Tools and training are key

To avoid such situations, both K2 Integrity’s Adam Frey and FiveBy’s Irene Kenyon agree that financial institutions need comprehensive compliance programs that pair the most technologically advanced screening tools available with professionals who are adequately trained to use them.

“Every good compliance program needs that human element and training is key,” says Frey. “Furthermore, the training needs to be ongoing and continuous at all levels. Banks and other financial institutions need to make sure people on the front lines know what they’re looking for.” And when something suspicious is flagged, Frey says, “there needs to be layers of accountability, where a ‘hit’ by the screening system gets escalated to a further level of review. At the end of the day, compliance can’t be all people or all technology, but combining the two is always a balancing act.”

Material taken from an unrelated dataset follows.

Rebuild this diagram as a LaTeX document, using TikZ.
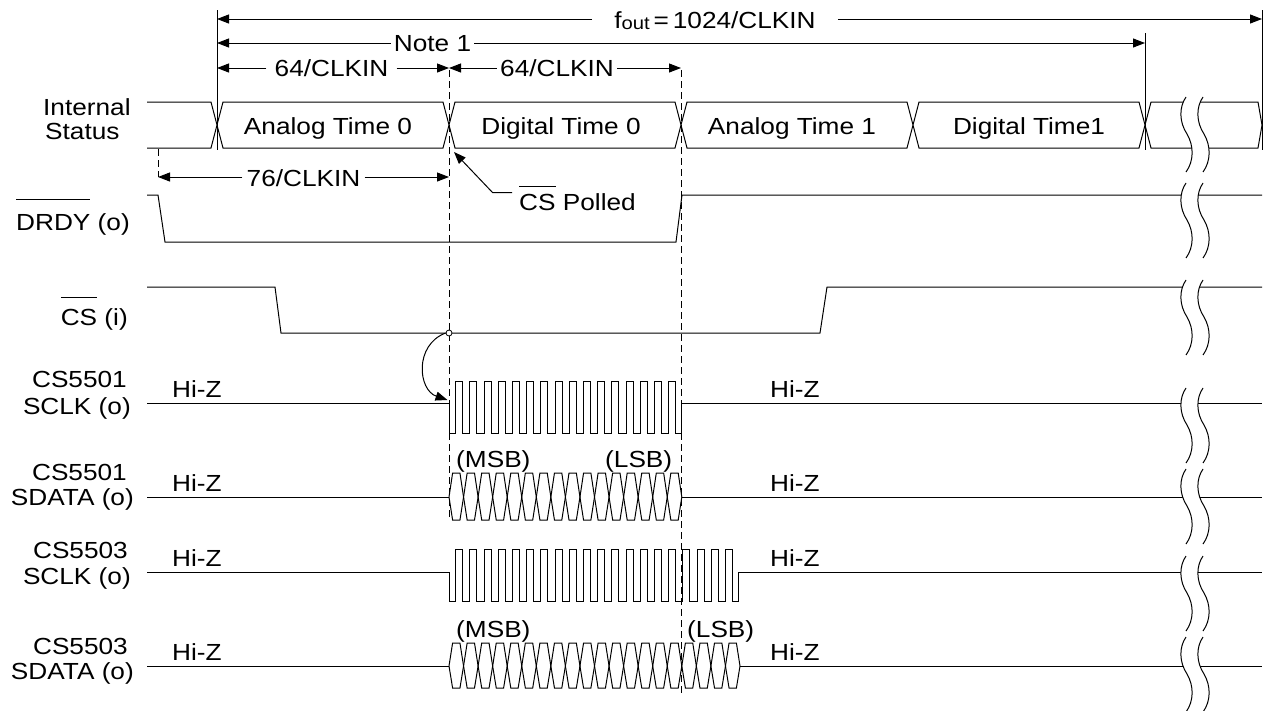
\documentclass[tikz,border=0pt]{standalone}
\usepackage{fontspec}
\setmainfont{Liberation Sans}[FakeStretch=1.125]
\usetikzlibrary{arrows.meta}
\newcommand\fs{\fontsize{23.3}{27}\selectfont}
\newlength\olw
\newcommand\myol[2]{\settowidth\olw{#2}\rlap{\rule[#1]{\olw}{1pt}}#2}
\newcommand\brk[1]{%
  \begin{scope}[shift={(1186,#1)}]
    \fill[white] (0,0) .. controls (-7,10) and (-7,25) .. (1,37) .. controls (8,49) and (8,64) .. (0,75)
      -- (17,75) .. controls (25,64) and (25,49) .. (18,37) .. controls (10,25) and (10,10) .. (17,0) -- cycle;
    \draw[sig] (0,0) .. controls (-7,10) and (-7,25) .. (1,37) .. controls (8,49) and (8,64) .. (0,75);
    \draw[sig] (17,0) .. controls (10,10) and (10,25) .. (18,37) .. controls (25,49) and (25,64) .. (17,75);
  \end{scope}}
\tikzset{
  sig/.style={line width=1pt, line join=miter},
  arr/.style={line width=1pt, -{Triangle[length=12pt,width=9pt]}},
  lbl/.style={font=\fs, inner sep=0pt},
  dsh/.style={line width=1pt, dash pattern=on 7pt off 4pt},
}
\begin{document}
\begin{tikzpicture}[x=1pt,y=-1pt]
\useasboundingbox (0,0) rectangle (1263,710);
% ---------- left labels
\node[lbl, anchor=base west] (l1a) at (43,115) {Internal};
\node[lbl, anchor=base west] (l1b) at (45,139) {Status};
\node[lbl, anchor=base east] (l2) at (130,230) {\myol{30pt}{DRDY} (o)};
\node[lbl, anchor=base east] (l3) at (128,325) {\myol{27pt}{CS} (i)};
\node[lbl, anchor=base east] (l4a) at (127,387) {CS5501};
\node[lbl, anchor=base east] (l4b) at (131,414) {SCLK (o)};
\node[lbl, anchor=base east] (l5a) at (127,480) {CS5501};
\node[lbl, anchor=base east] (l5b) at (134,505) {SDATA (o)};
\node[lbl, anchor=base east] (l6a) at (128,558) {CS5503};
\node[lbl, anchor=base east] (l6b) at (131,584) {SCLK (o)};
\node[lbl, anchor=base east] (l7a) at (128,654) {CS5503};
\node[lbl, anchor=base east] (l7b) at (134,679) {SDATA (o)};
% ---------- vertical reference lines
\draw[sig] (217,10) -- (217,150);
\draw[sig] (1145,33) -- (1145,150);
\draw[sig] (1262,10) -- (1262,150);
\draw[dsh] (449,70) -- (449,520);
\draw[dsh] (681,70) -- (681,693);
\draw[dsh] (158,149) -- (158,177);
% ---------- top dimension arrows
\coordinate (fa) at (217,19); \coordinate (fb) at (1262,19);
\node[lbl, anchor=base, inner xsep=22pt] (fo) at (715,28)
  {f\raisebox{-1.5pt}{\fontsize{18}{18}\selectfont out}\,=\,1024/CLKIN};
\draw[arr] (fo.west |- fa) -- (fa);
\draw[arr] (fo.east |- fb) -- (fb);
\coordinate (na) at (217,43); \coordinate (nb) at (1145,43);
\node[lbl, anchor=base, inner xsep=3pt] (n1) at (432.5,51.5) {Note 1};
\draw[arr] (n1.west |- na) -- (na);
\draw[arr] (n1.east |- nb) -- (nb);
\coordinate (aa) at (217,68); \coordinate (ab) at (449,68);
\node[lbl, anchor=base, inner xsep=8pt] (a1) at (331.5,76.5) {64/CLKIN};
\draw[arr] (a1.west |- aa) -- (aa);
\draw[arr] (a1.east |- ab) -- (ab);
\coordinate (ba) at (449,68); \coordinate (bb) at (681,68);
\node[lbl, anchor=base, inner xsep=3pt] (b1) at (557,76.5) {64/CLKIN};
\draw[arr] (b1.west |- ba) -- (ba);
\draw[arr] (b1.east |- bb) -- (bb);
\coordinate (ca) at (158,177); \coordinate (cb) at (449,177);
\node[lbl, anchor=base, inner xsep=4pt] (c1) at (303.5,186.5) {76/CLKIN};
\draw[arr] (c1.west |- ca) -- (ca);
\draw[arr] (c1.east |- cb) -- (cb);
% ---------- internal status bus
\draw[sig] (147,102) -- (211,102) -- (223,148) -- (443,148) -- (455,102) -- (675,102) -- (687,148)
  -- (907,148) -- (919,102) -- (1139,102) -- (1151,148) -- (1258,148) -- (1262,125) -- (1258,102)
  -- (1151,102) -- (1139,148) -- (919,148) -- (907,102) -- (687,102) -- (675,148) -- (455,148)
  -- (443,102) -- (223,102) -- (211,148) -- (147,148);
\node[lbl, anchor=base] (s1) at (328,134) {Analog Time 0};
\node[lbl, anchor=base] (s2) at (561,134) {Digital Time 0};
\node[lbl, anchor=base] (s3) at (792,134) {Analog Time 1};
\node[lbl, anchor=base] (s4) at (1029,134) {Digital Time1};
% ---------- DRDY
\draw[sig] (147,195) -- (158,195) -- (165,242) -- (676,242) -- (682,195) -- (1262,195);
\node[lbl, anchor=base west, inner xsep=7pt] (cp) at (512,210) {\myol{23pt}{CS} Polled};
\coordinate (lp) at (492.7,192.7); \coordinate (cpt) at (454,152);
\draw[arr] (cp.west |- lp) -- (lp) -- (cpt);
% ---------- CS
\draw[sig] (147,287) -- (275,287) -- (281,333) -- (820,333) -- (827,287) -- (1262,287);
% ---------- CS5501 SCLK
\draw[sig] (147,403) -- (449,403) -- (449,433)
  \foreach \k in {0,...,15}{ -- ({455.6+\k*14.2},433) -- ({455.6+\k*14.2},381) -- ({462.7+\k*14.2},381) -- ({462.7+\k*14.2},433)}
  -- (681.7,433) -- (681.7,403) -- (1262,403);
\node[circle, draw, fill=white, line width=0.8pt, inner sep=0pt, minimum size=6pt] (circ) at (449,333) {};
\coordinate (sk) at (447.5,400);
\draw[arr] (circ.west) .. controls (414,345) and (418,390) .. (sk);
% ---------- CS5501 SDATA
\draw[sig] (147,497) -- (449,497);
\foreach \k in {0,...,15}{
  \draw[sig] ({449+\k*14.55},497) -- ({452.6+\k*14.55},473) -- ({459.95+\k*14.55},473) -- ({463.55+\k*14.55},497)
    -- ({459.95+\k*14.55},520) -- ({452.6+\k*14.55},520) -- cycle;}
\draw[sig] (681.8,497) -- (1262,497);
% ---------- CS5503 SCLK
\draw[sig] (147,572) -- (449,572) -- (449,601)
  \foreach \k in {0,...,19}{ -- ({455.6+\k*14.2},601) -- ({455.6+\k*14.2},549) -- ({462.7+\k*14.2},549) -- ({462.7+\k*14.2},601)}
  -- (738.5,601) -- (738.5,572) -- (1262,572);
% ---------- CS5503 SDATA
\draw[sig] (147,666) -- (449,666);
\foreach \k in {0,...,19}{
  \draw[sig] ({449+\k*14.55},666) -- ({452.6+\k*14.55},643) -- ({459.95+\k*14.55},643) -- ({463.55+\k*14.55},666)
    -- ({459.95+\k*14.55},688) -- ({452.6+\k*14.55},688) -- cycle;}
\draw[sig] (740,666) -- (1262,666);
% ---------- Hi-Z and MSB/LSB labels
\node[lbl, anchor=base west] (h1) at (172,397) {Hi-Z};
\node[lbl, anchor=base west] (h2) at (770,397) {Hi-Z};
\node[lbl, anchor=base west] (h3) at (172,491) {Hi-Z};
\node[lbl, anchor=base west] (h4) at (770,491) {Hi-Z};
\node[lbl, anchor=base west] (h5) at (172,566) {Hi-Z};
\node[lbl, anchor=base west] (h6) at (770,566) {Hi-Z};
\node[lbl, anchor=base west] (h7) at (172,660) {Hi-Z};
\node[lbl, anchor=base west] (h8) at (770,660) {Hi-Z};
\node[lbl, anchor=base west] (m1) at (456,467) {(MSB)};
\node[lbl, anchor=base west] (m2) at (605,467) {(LSB)};
\node[lbl, anchor=base west] (m3) at (456,637.5) {(MSB)};
\node[lbl, anchor=base west] (m4) at (687,637.5) {(LSB)};
% ---------- breaks
\brk{97}
\brk{183}
\brk{280}
\brk{388}
\brk{469}
\brk{556}
\brk{637}
\end{tikzpicture}
\end{document}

Best practices for proactive sanctions compliance

At a minimum, financial institutions that want to be proactive about sanctions compliance should incorporate these elements into their compliance programs, say Frey and Kenyon:

  • Make sure there is management buy-in at the top for maintaining a comprehensive, risk-based program that goes beyond OFAC’s guidelines.
  • Assess the best screening tools available based on the financial institution’s risk profile and make sure people on the front lines are trained to use them correctly.
  • Annually test and validate the performance and setup of the screening tool.
  • Understand the organization’s risk profile and where its business interests intersect with potentially sanctioned countries, companies, or individuals.
  • Be proactive about gathering beneficial ownership information and identifying entities that may be owned by sanctioned individuals but that don’t necessarily appear on OFAC’s lists.
  • Expand sanctions-based KYC protocols to include denied-party screening, negative news monitoring, known criminal associations searches, and other types of information that OFAC does not cover.
  • When dealing with foreign entities, engage experts who know the language and business culture of the region to avoid errors of misunderstanding and ignorance.